Senator Patricia Bovey, the first art historian to serve in the Senate, said the fake Indigenous art industry can be worth millions of dollars and violates artists’ intellectual property rights.

She lobbies the government to reform copyright law to better protect Indigenous artists from unscrupulous companies reproducing their images without their knowledge.

Unauthorized and counterfeit Indigenous works range from reproductions of First Nations art on t-shirts, bedspreads, bowls and plastic bags, to carved masks and totem poles made from wood grown in Asia from the South East.

Many of them are near exact copies of original works in galleries in Canada and the problem is acute with West Coast art.

Bovey wants ministers to set up a unit to help Indigenous artists whose work is being reproduced without their knowledge track down and root out those who infringe on their copyrights, at least so they get paid.

Not only are Indigenous artists having their creations stolen, she says, but people who buy Indigenous works in Canada and abroad may not know they may be fake or were produced without permission. of the artist.

Bovey was shocked to find that some images on orange t-shirts made following the discovery of unmarked graves last year have been reproduced without the artists’ knowledge by for-profit, non-fundraising companies for indigenous causes.

She cautions buyers of Indigenous artwork to ask before buying where the artwork is from, if it was made with the artist’s permission, and if the artist is being compensated.

“It’s a really serious problem,” she said. “It’s plagiarizing the work, it’s appropriating the work and both are wrong and the artists do not have the means to fight all this in court.”

Helping Indigenous artists get their copyrights back would be an example of “reconciliation action,” the senator added.

She wants an upcoming review of the Copyright Act by Heritage Minister Pablo Rodriguez and Innovation and Science Minister François-Phillippe Champagne to include protections for Indigenous works, which she says are an integral part of Canadian culture and history.

Not only should there be specific safeguards for artists, but a mechanism to track down companies making indigenous works or not paying artists’ royalties, including in China and Eastern Europe, she said. declared.

“We all have a responsibility in this regard. We need to find ways to support artists who are maligned in this way to have legal funds,” she said.

Alex Wellstead, spokesperson for Champagne, said the revised Copyright Act would “further protect artists, creators and copyright owners”.

He said “Indigenous peoples and artists will be consulted in the process.”

Current copyright law provides protection for Indigenous artisans and women, including Inuit carvers and jewellers, but Bovey said the process is so complex and time-consuming to pursue that few artists have time to pursue it.

She also wants tighter border controls and investigations into the provenance and destination of art in Canadian Indigenous styles, especially made from wood that is not native to Canada.

According to Lucinda Turner, an apprentice of Nisg’aa carver and totem pole carver Norman Tait, fake masks and Indigenous carvings have been openly sold to tourists in Vancouver as genuine.

Turner, who died this week, spent years documenting, tracking and challenging fraudulent Indigenous works claiming to be genuine, and lectured on the subject.

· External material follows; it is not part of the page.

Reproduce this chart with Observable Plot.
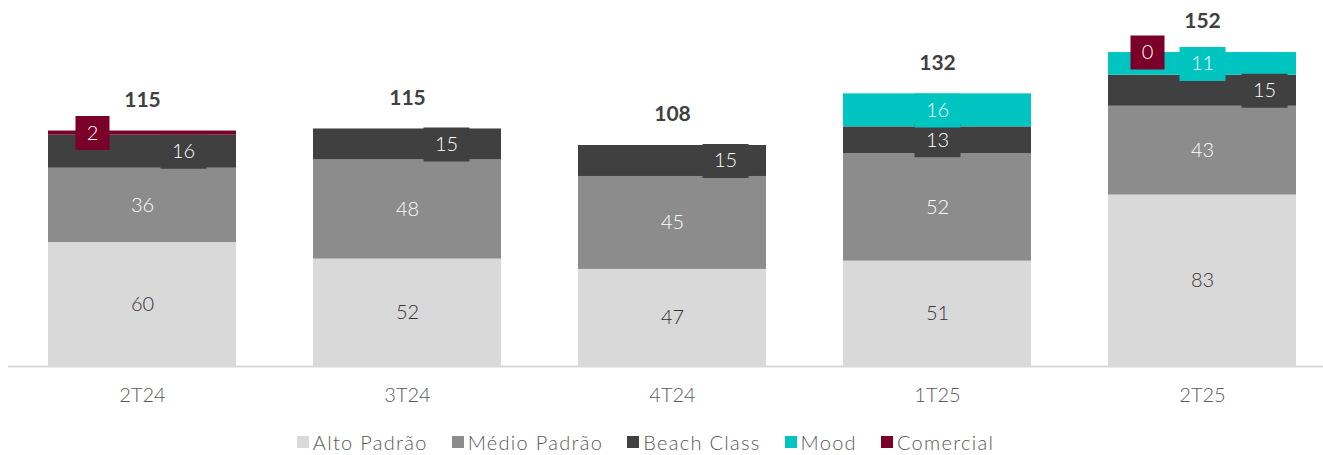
<!DOCTYPE html>
<html>
<head>
<meta charset="utf-8">
<script src="https://cdn.jsdelivr.net/npm/d3@7"></script>
<script src="https://cdn.jsdelivr.net/npm/@observablehq/plot@0.6"></script>
<style>
  body { margin: 0; background: #fff; font-family: Lato, "Open Sans", sans-serif; }
  #chart { width: 1323px; }
  .legend { display: flex; justify-content: center; gap: 24px; padding-top: 19px; padding-right: 32px;
    font-family: Lato, sans-serif; font-weight: 300; font-size: 20px; letter-spacing: 1.3px; line-height: 22px; color: #595959; }
  .legend span.item { display: inline-flex; align-items: center; }
  .legend span.sw { display: inline-block; width: 12px; height: 12px; margin-right: 4px; }
</style>
</head>
<body>
<div id="chart"></div>
<script>
const categories = ["2T24", "3T24", "4T24", "1T25", "2T25"];
const seriesNames = ["Alto Padrão", "Médio Padrão", "Beach Class", "Mood", "Comercial"];
const altoPadrao = [60, 52, 47, 51, 83];
const medioPadrao = [36, 48, 45, 52, 43];
const beachClass = [16, 15, 15, 13, 15];
const mood = [null, null, null, 16, 11];
const comercial = [2, null, null, null, 0];
const totals = [115, 115, 108, 132, 152];
const seriesColors = ["#d9d9d9", "#8c8c8c", "#404040", "#00c4c0", "#7a0029"];

const seriesValues = [altoPadrao, medioPadrao, beachClass, mood, comercial];

// stack rows
const rows = [];
const tops = [];
categories.forEach((c, i) => {
  let acc = 0;
  seriesNames.forEach((s, j) => {
    const v = seriesValues[j][i];
    if (v == null) return;
    rows.push({cat: c, series: s, idx: i, value: v, y1: acc, y2: acc + v, mid: acc + v / 2});
    acc += v;
  });
  tops.push({cat: c, top: acc, total: totals[i]});
});

// label placement (horizontal shifts of boxed labels, px)
const labelShift = {
  "Beach Class": [41, 39, 53, 0, 62],
  "Mood": [0, 0, 0, 0, 0],
  "Comercial": [-50, 0, 0, 0, -55]
};
const boxed = new Set(["Beach Class", "Mood", "Comercial"]);

function boxSymbol(w, h) {
  return { draw(ctx) { ctx.rect(-w / 2, -h / 2, w, h); } };
}

const colorOf = s => seriesColors[seriesNames.indexOf(s)];

const marks = [
  Plot.rectY(rows, {x: "cat", y1: "y1", y2: "y2", fill: d => colorOf(d.series)}),
  Plot.ruleY([0], {stroke: "#d9d9d9", strokeWidth: 2}),
  Plot.text(rows.filter(d => !boxed.has(d.series)), {
    x: "cat", y: "mid", text: d => String(d.value),
    fill: d => d.series === "Alto Padrão" ? "#333333" : "#ffffff",
    fontSize: 20, fontWeight: 300
  }),
  Plot.text(tops, {x: "cat", y: "top", text: d => String(d.total), dy: -31,
    fill: "#404040", fontSize: 21, fontWeight: "bold"})
];

rows.filter(d => boxed.has(d.series)).forEach(d => {
  const txt = String(d.value);
  const w = txt.length > 1 ? 46 : 34;
  const dx = labelShift[d.series][d.idx];
  marks.push(Plot.dot([d], {x: "cat", y: "mid", dx, symbol: boxSymbol(w, 34), fill: colorOf(d.series), stroke: "none"}));
  marks.push(Plot.text([d], {x: "cat", y: "mid", dx, text: () => txt, fill: "#ffffff", fontSize: 20, fontWeight: 300}));
});

const chart = Plot.plot({
  width: 1323,
  height: 412,
  marginLeft: 8,
  marginRight: 0,
  marginTop: 0,
  marginBottom: 46,
  style: {fontFamily: "Lato, sans-serif", background: "#fff", overflow: "visible"},
  x: {type: "band", domain: categories, paddingInner: 0.289, paddingOuter: 0.1185, align: 0.603, label: null},
  y: {domain: [0, 177.2], axis: null},
  marks: [
    ...marks,
    Plot.axisX({tickSize: 0, tickPadding: 21, fontSize: 20, fill: "#595959", fontWeight: 300, label: null})
  ]
});

const root = document.getElementById("chart");
root.appendChild(chart);

const legend = document.createElement("div");
legend.className = "legend";
seriesNames.forEach((s, j) => {
  const item = document.createElement("span");
  item.className = "item";
  const sw = document.createElement("span");
  sw.className = "sw";
  sw.style.background = seriesColors[j];
  item.appendChild(sw);
  item.appendChild(document.createTextNode(s));
  legend.appendChild(item);
});
root.appendChild(legend);
</script>
</body>
</html>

Hunt said she has done a lot to bring attention to the illicit trade and has helped many Indigenous artists claim their copyrights.

In an open letter to the government last November, Turner said more than 1,000 appropriate images were removed after she and others wrote takedown letters supporting artists whose copyrights had been infringed.

Speaking at the Burke Museum of Natural History and Culture in Seattle, she said a few copied mahogany carvings looked so authentic they hung in Canadian galleries.

Among the forgeries she has identified are reproductions of 19th century sculpture in major museums, such as a beaver rattle from the British Museum, and copies of works by contemporary North West Coast artists, including the famous sculptor Bill Reid.

She lobbied the federal government for greater protection for Indigenous artists, calling for legislation, like in the United States, with huge fines for the sale of Indigenous works that are not authentic.

The US Indian Arts and Crafts Act criminalizes the misrepresentation and copying of Native art. There is also a fake art hotline south of the border to make it easier to report unauthorized copies.

In the open letter to the federal government, she called for action to combat misrepresentation in the online marketplace.

Well-meaning shoppers trying to support the Orange Shirt movement were tricked into buying clothes from which indigenous people would gain nothing – including the artists whose images had been used, she said.

The movement of missing and murdered Indigenous women and girls has also been exploited by lucrative companies making handbags, t-shirts with Indigenous imagery without permission from the artists, she warned.

The internet has led to the mass marketing of fraudulent, copied or stolen images of art and ceremonial artifacts by companies unrelated to Indigenous artists, she said.

Bovey, who says she plans to raise the issue again with ministers when the Senate returns from its summer recess, said few realize that Indigenous art for sale in Canadian stores could be made in China, Eastern Europe and Taiwan.

“Buyers don’t know, artists can’t afford to monitor, and predators have a good time,” she said. “It’s stealing their iconography. It’s stealing people’s cultural heritage and it’s both morally and legally wrong.

The Canada Border Services Agency said there are currently “no import restrictions related to items that imitate Indigenous art.”